In my opinion, Rama, Rahaman, Ahurmazda, God or Krishna are all attempts on the part of man to name that invisible force which is the greatest of all forces. It is inherent in man, imperfect though he be, ceaselessly to strive after perfection. In the attempt he falls into reverie. And, just as a child tries to stand, falls down again and again and ultimately learns how to walk, even so man, with all his intelligence, is a mere infant as compared to the infinite and ageless God. This may appear to be an exaggeration but is not. Man can only describe God in his own poor language. The power we call God defies description. Nor does that power stand in need of any human effort to describe Him. It is man who requires the means whereby he can describe that power which is vaster than the ocean. If this premise is accepted, there is no need to ask why we pray. Man can only conceive God within the limitations of his own mind. If God is vast and boundless as the ocean, how can a tiny drop like man imagine what He is? He can only experience what the ocean is like, if he falls into and is merged in it. This realization is beyond description. In Madame Blavatsky's language man, in praying, worships his own glorified self. He can truly pray, who has the conviction that God is within him. He who has not, need not pray. God will not be offended, but I can say from experience that he who does not pray is certainly a loser. What matters then whether one man worships God as a Person and another as Force? Both do right according to their lights. None knows and perhaps never will know what the absolutely proper way to pray is. The ideal must always remain the ideal. One need only remember that God is the Force among all the forces. All other forces are material. But God is the vital force or spirit which is all-pervading, all-embracing and therefore beyond human ken.

Harijan, 18-8-'46

A Dialogue with a Buddhist
Dr. Fabri, a follower of Buddha, called on Gandhiji at Abbottabad, and enquired :
"Could the Divine Mind be changed by prayer? Could one find it out by prayer?”
"It is a difficult thing to explain fully what I do when I pray,'' said Gandhiji. ”But I must try to answer your question. The Divine Mind is unchangeable, but that Divinity is in everyone arid everything—animate and inanimate. The meaning of prayer is that I want to evoke that Divinity within me. Now I may have that intellectual conviction, but not a living touch. And so when I pray for Swaraj or Independence for India I pray or wish for adequate power to gain that Swaraj or to make the largest contribution I can towards winning it, and I maintain that I can get that power in answer to prayer."
"Then you are not justified in calling it prayer; to pray means to beg or demand," said Dr. Fabri.
"Yes, indeed. You may say I beg it of myself, of my Higher self, the Real self with which I have not yet achieved complete identification. You may, therefore, describe it as a continual longing to lose oneself in the Divinity which comprises all."
"What about the people who cannot pray?" asked Dr. Fabri.
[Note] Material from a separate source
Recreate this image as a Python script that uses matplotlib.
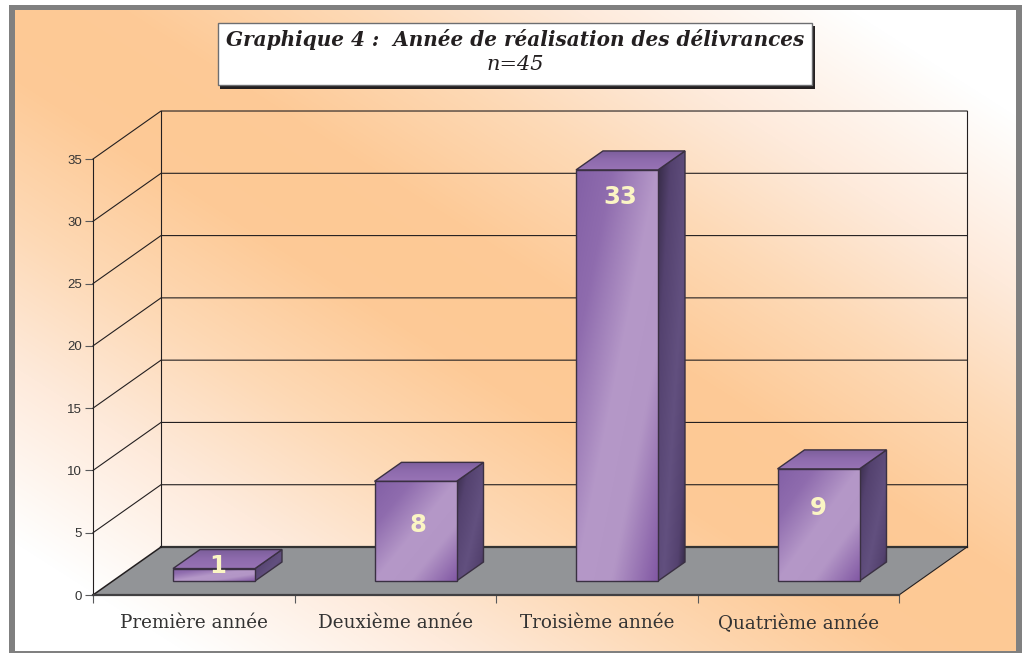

"Be humble," said Gandhiji, "I would say to them, and do not limit even the real Buddha by your own conception of Buddha. He could not have ruled the lives of millions of men that he did and does today if he was not humble enough to pray. There is something infinitely higher than intellect that rules us and even the sceptics. Their scepticism and philosophy does not help them in critical periods of their lives. They need something better, something outside them that can sustain them. And so if someone puts a conundrum before me, I say to him, 'You are not going to know the meaning of God or prayer unless you reduce yourself to a cipher. You must be humble enough to see that in spite of your greatness and gigantic intellect you are but a speck in the universe. A merely intellectual conception of the things of life is not enough. It is the spiritual conception which eludes the intellect, and which alone can give one satisfaction. Even moneyed men have critical periods in their lives. Though they are surrounded by everything that money can buy and affection can give, they find themselves at certain moments in their lives utterly distracted. It is in these moments that we have a glimpse of God, a vision of Him who is guiding every one of our steps in life. It is prayer.' "
"You mean what we might call a true religious experience which is stronger than intellectual conception," said Dr. Fabri. "Twice in life I had that experience, but I have since lost it. But I now find great comfort in one or two sayings of Buddha : 'Selfishness is the cause of sorrow', and 'Remember, monks, everything is fleeting'. To think of these takes almost the place of belief."
"That is prayer," repeated Gandhiji with an insistence that could not but have gone home.